After the division of Czechoslovakia at the beginning of 1993, a new clearing centre was founded in Slovakia, while the former federal Clearing and Settlement Centre remained within the Czech National Bank. The Bank owns and operates Certis, the republic’s interbank RTGS system. Each individual bank in the Czech Republic is identified by a unique bank identifier code, which is an obligatory part of any payment transaction. Additional numerical codes are used to provide more detailed information about the payments.
In Hungary, the large value system, Viber, is separate from that for retail payment systems, ICS. Direct participation in Viber and ICS is through a settlement account with the national Bank of Hungary. Participants in the two systems largely overlap and the core payment systems are closely linked and complement each other. Bulk payments are processed overnight in the ICS using the daily initial liquidity information on a batch-by-batch basis and settlement is carried out in the National Bank of Hungary’ accounting system before Viber opens.
Securities payments are initiated by Keler, the Hungarian central securities depository, on the basis of settlement orders received from the parties involved or from the Budapest Stock Exchange or directly from Keler, which acts as the central counterparty for exchange-traded derivatives. Securities transactions are settled on a DVP basis.
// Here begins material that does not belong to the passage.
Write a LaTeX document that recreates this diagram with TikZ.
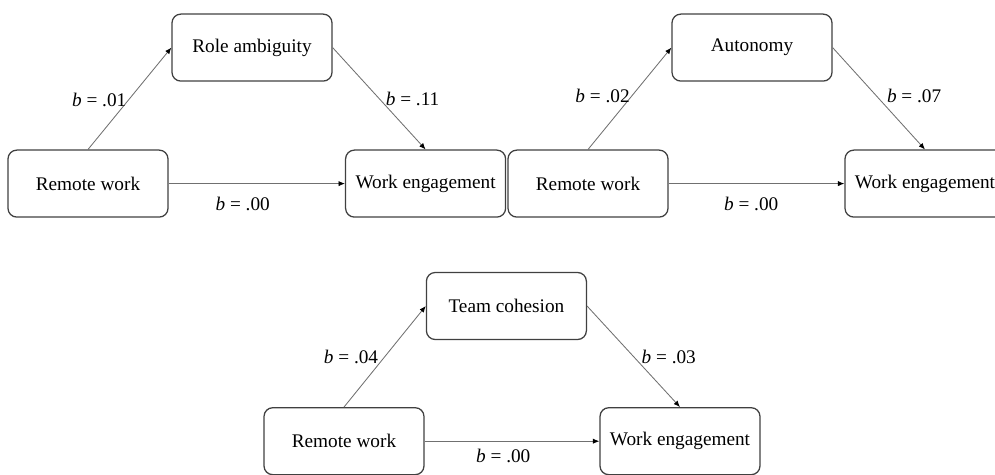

In the recently passed Capital Markets Act, Hungary introduced dematerialisation of shares, with a deadline of 31 December 2004 for all existing physical certificates to be dematerialised. Only a handful of countries globally have fully dematerialised their markets. Hungarian Government debt certificates, however, will remain in paper form. Hungary has implemented an electronic remote trading system on the cash market, which is order-driven without market-makers and features an automated order matching and trade execution system. All orders entered into the trading system are matched according to pre-determined rules and matching as the system is anonymous, the matching does not take account of the party that made the order.
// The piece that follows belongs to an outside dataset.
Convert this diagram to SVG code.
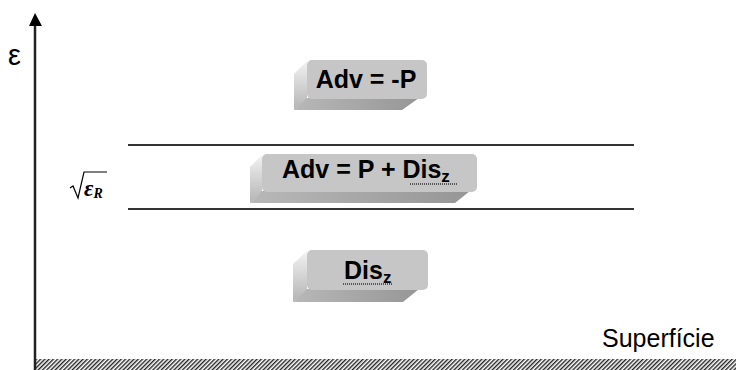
<svg xmlns="http://www.w3.org/2000/svg" width="736" height="370" viewBox="0 0 736 370">
  <defs>
    <linearGradient id="sideGrad" x1="0" y1="0" x2="0" y2="1">
      <stop offset="0" stop-color="#f2f2f2"/>
      <stop offset="1" stop-color="#b4b4b4"/>
    </linearGradient>
    <linearGradient id="baseGrad" x1="0" y1="0" x2="1" y2="0">
      <stop offset="0" stop-color="#b8b8b8"/>
      <stop offset="1" stop-color="#969696"/>
    </linearGradient>
    <pattern id="hatch" width="3" height="3" patternUnits="userSpaceOnUse" patternTransform="rotate(45)">
      <rect width="3" height="3" fill="#ffffff"/>
      <rect width="1.4" height="3" fill="#222222"/>
    </pattern>
  </defs>
  <style>
    .face { fill: #c6c6c6; }
    .side { fill: url(#sideGrad); }
    .base { fill: url(#baseGrad); }
    .lbl { font-family: "Liberation Sans", Arial, sans-serif; font-weight: bold; font-size: 25px; fill: #000; }
    .sub { font-size: 17px; }
    .wavy { stroke: #555; stroke-width: 2; stroke-dasharray: 1 1; fill: none; }
    .band { stroke: #333; stroke-width: 2; }
    .txt { font-family: "Liberation Sans", Arial, sans-serif; fill: #000; }
  </style>

  <rect width="736" height="370" fill="#ffffff"/>

  <!-- ground surface -->
  <rect x="36" y="359" width="700" height="11" fill="url(#hatch)"/>

  <!-- vertical epsilon axis -->
  <g id="axis">
    <line x1="35" y1="370" x2="35" y2="24" stroke="#222" stroke-width="2.5"/>
    <polygon points="35,13 29,26 42,26" fill="#000"/>
    <text class="txt" x="8" y="65" font-size="29">ε</text>
  </g>

  <!-- band limits -->
  <g id="limits">
    <line class="band" x1="128" y1="145" x2="634" y2="145"/>
    <line class="band" x1="128" y1="209" x2="634" y2="209"/>
  </g>

  <!-- sqrt(eps_R) marker -->
  <g id="sqrt-epsR">
    <path d="M70,188 L73,186 L78,198 L84,172 L107,172" fill="none" stroke="#000" stroke-width="1.2"/>
    <text x="84" y="196" font-family="'Liberation Serif', 'Times New Roman', serif" font-style="italic" font-weight="bold" font-size="23">ε<tspan font-size="14" dy="2">R</tspan></text>
  </g>

  <!-- upper region -->
  <g id="box-adv-neg">
    <polygon class="side" points="307,61 294,74 294,110 307,99"/>
    <polygon class="base" points="307,98 294,110 402,110 419,98"/>
    <rect class="face" x="307" y="60" width="120" height="39" rx="5"/>
    <text class="lbl" x="366" y="88" text-anchor="middle">Adv = -P</text>
  </g>

  <!-- middle region -->
  <g id="box-adv-mid">
    <polygon class="side" points="262,155 250,167 250,203 262,192"/>
    <polygon class="base" points="262,191 250,203 455,203 470,191"/>
    <rect class="face" x="262" y="154" width="215" height="38" rx="5"/>
    <text class="lbl" x="282" y="178" font-size="26">Adv = P + Dis<tspan class="sub" dy="4">z</tspan></text>
    <line class="wavy" x1="410" y1="184" x2="457" y2="184"/>
  </g>

  <!-- lower region -->
  <g id="box-dis">
    <polygon class="side" points="307,251 293,264 293,302 307,290"/>
    <polygon class="base" points="307,289 293,302 403,302 419,289"/>
    <rect class="face" x="307" y="250" width="121" height="40" rx="5"/>
    <text class="lbl" x="344" y="279">Dis<tspan class="sub" dy="4">z</tspan></text>
    <line class="wavy" x1="343" y1="284" x2="393" y2="284"/>
  </g>

  <!-- surface label -->
  <text class="txt" x="602" y="347" font-size="25">Superfície</text>
</svg>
The Czech system of securities settlement differs greatly from Hungary’s in that three independent securities settlement systems handle all securities in the country. One system, SKD, handles the settlement of short-term securities with a maturity of up to one year and two, Univyc and RM-System, settle all other securities.
Poland also has three securities settlement systems. One is designed for securities quoted on the Warsaw Stock Exchange and on CeTO (Central Quotation Table), the the company that organises the OTC market. The KDPW, the National Depository for Securities, acts as a clearing house and depository for both markets. The second system settles Treasury bills issued by the Minister of Finance, where the National Bank of Poland acts as an issuing, depository and settlement agent. The third relates to bills issued by the National Bank of Poland, for which the National Bank of Poland performs the depository and settlement functions. As Hungary aspires to, all types of security in Poland are dematerialised.
Citibank’s Donovan believes that of Poland, Hungary and the Czech Republic, Hungary is the best in terms of settlement effectiveness and the complementarity of the CSD and exchange. “Hungary has a lower rate of failures between the exchange and settlement house because of effective communications systems between the two,” he says.